メロキュア特集Part.4:栗原裕一郎『メロキュア melodic hard tour [crescent picnic]』レポ

メロキュア、初ワンマンで鮮明になった音楽性とは? バンド・サウンドが生み出した魅力を考察

メロキュアはロックである

 

 しっとりとした「しあわせ」でクールダウンしたあと、「本日のスペシャルゲスト!」という日向の呼び掛けに応えて、「メロキュアはロックだよね!」「めぐちゃん、歌うめえ!」とテンションも高く西脇辰弥が登場。メロキュアの編曲を多く手掛けた音楽家だ。「どんな手を使ってもメロキュアを存続させる!」という言葉のあと演奏されたのは、もちろん、西脇アレンジによる彼女たちの代表曲「Agapē」。西脇はピアノを弾き、この曲の印象を大きく決定づけているハーモニカソロも披露した。ハーモニカという小さな楽器の持つ、説得力の大きさ。

 ラストを飾ったのは、やはり西脇編曲の「ALL IN ALL」。岡崎の楽曲だ。「あてもなく 果てしなく たとえ見えなくとも/愛してる 感じてる 呼びあう二人」という歌詞が、この夜を予言し象徴しているようだった。

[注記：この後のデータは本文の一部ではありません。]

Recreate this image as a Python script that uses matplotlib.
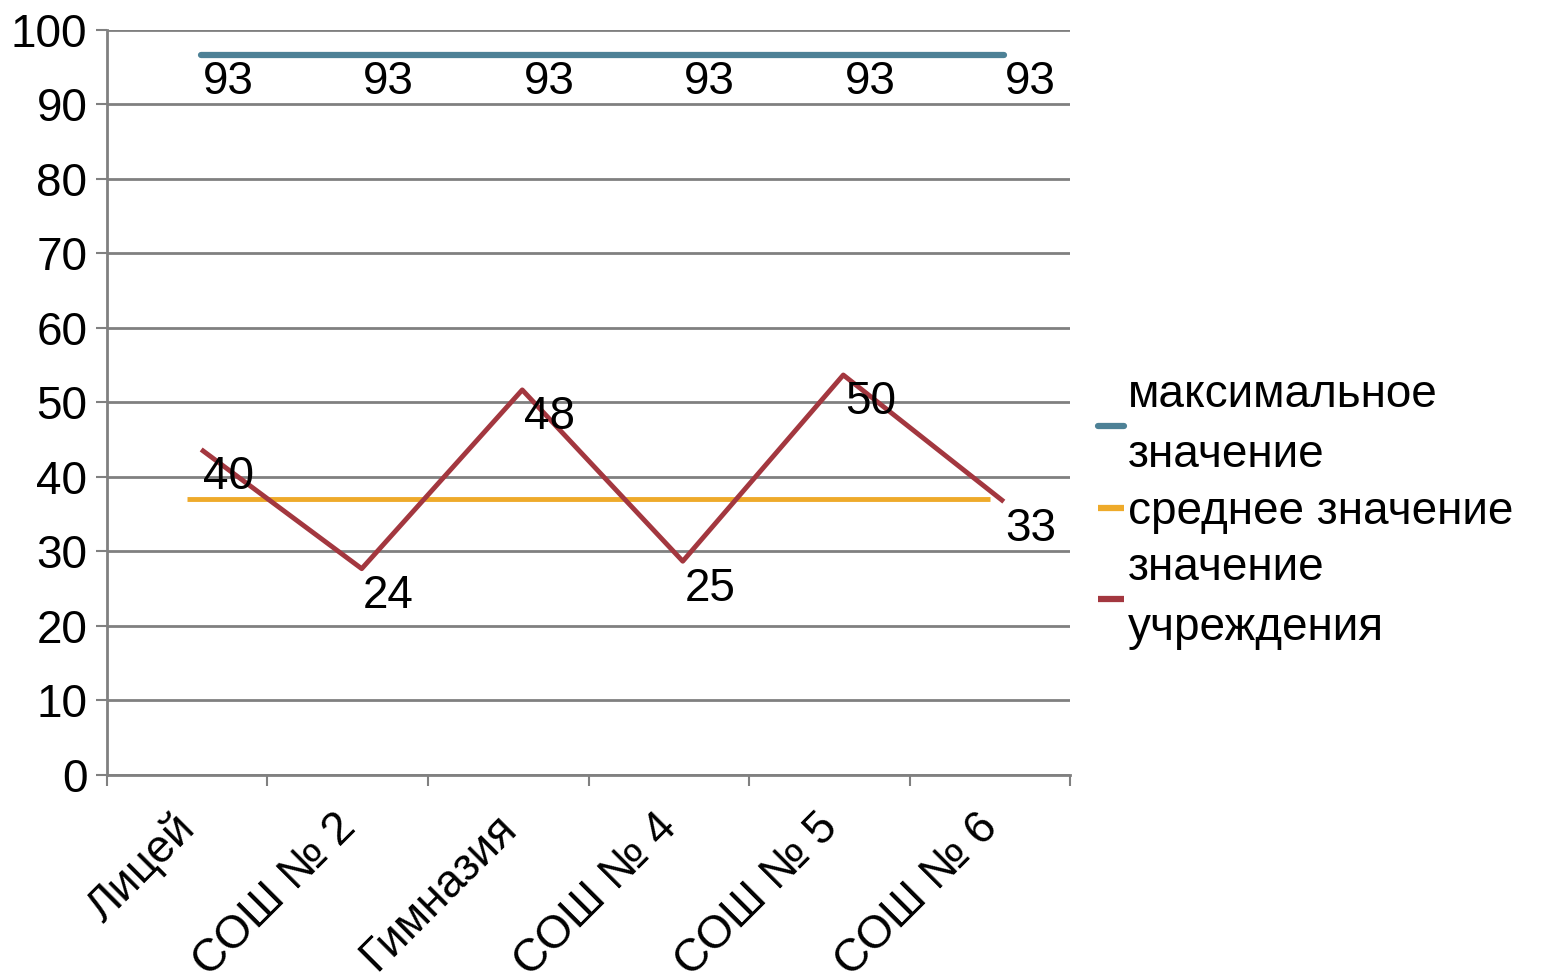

 一旦幕となったが、むろんアンコールが待っている。バンドメンバー全員このライヴのグッズであるTシャツに着替えて登場。日向はその上に、勝負服だという赤いジャージを羽織り、青とピンクのチェックのスカートといういでたち。

 メンバー紹介は、好きなサンドイッチの具を聞くという趣向でなされたのだが、ミトにだけ「サンドイッチどころじゃないですね……なにか、思いの丈を!」と振る日向。「ファンです! 今日はもう、2曲に1回、泣いてます。皆さんと気持ちは一緒です。ここでライヴができて本当にうれしい。ありがとうございます!」と日向と熱い握手を交わすミト。

 続いて、ハイレゾ版『メロディック・スーパー・ハイ・レゾリューション・ハード・キュア』配信の決定のお知らせ(10/2からe-onkyoにて先行配信中。10/9より、mora、OTOTOY、 VICTOR STUDIO HD-Music.他でも配信される)。「ハイレゾ沼に皆さんを誘おうと(笑)」と日向。ツイッターを見ていると、彼女自身すっかり沼にはまっている様子で、道連れを増やしたいという企みも感じられたのは気のせいか(笑)。

 アンコールは、岡崎が堀江由衣に提供した「笑顔の連鎖」のカヴァー、「So far, so near」、そして「今日最後は、リーダーいうところの"景気のいい"曲で」と紹介された「めぐり逢い」の3曲。リリースイベントで演奏されたメドレーにも組み込まれていたが、「めぐり逢い」間奏部分の「ダバダ~ダバダ~」というコーラスは、CDでは何となく聞き過ごしてしまいがちなところなのだけれど、生で聴くと難易度の高さが半端ではない。まさに「めぐちゃん、歌うめえ!」と唸る聴き所となっていた。

 メンバー揃っての礼のあと、日向の「ハートマークと投げキッス」(「ふたりのせかい」)で、メロキュア初のワンマンライヴは大成功裏に幕を閉じた。

 ……はずだったのだが、アンコールの声が鳴り止まず、想定外のダブルアンコールへ。アンコール中にロビーに貼り出されていたセットリストにも記載されていない、正真正銘の「想定外」である。

 演奏されたのはふたたび「ホーム&アウェイ」。先日の当サイトでのミトとの対談で、日向は、最近になってようやくこの曲の重要さに気づいたと話していたけれど、ファンのレスポンスを目の当たりにすると、メロキュアでいちばん愛されているのは、あるいはこの曲ではないかとさえ思えてくる。個人的にも、日向の歌唱の美点がもっとも良く出た曲の一つだと思っている。

「メロディック・ハード・ツアー、一生続けていけたらと思います。メロキュアを引き続きよろしくお願いします!」というメッセージのあと、マイクを外し生声で「メロキュアの岡崎律子と日向めぐみでした! ありがとうございました!」と挨拶。そして再度「ハートマークと投げキッス」をフロアに飛ばして日向が舞台袖に姿を消し、「melodic hard tour [crescent picnic]」は終幕した。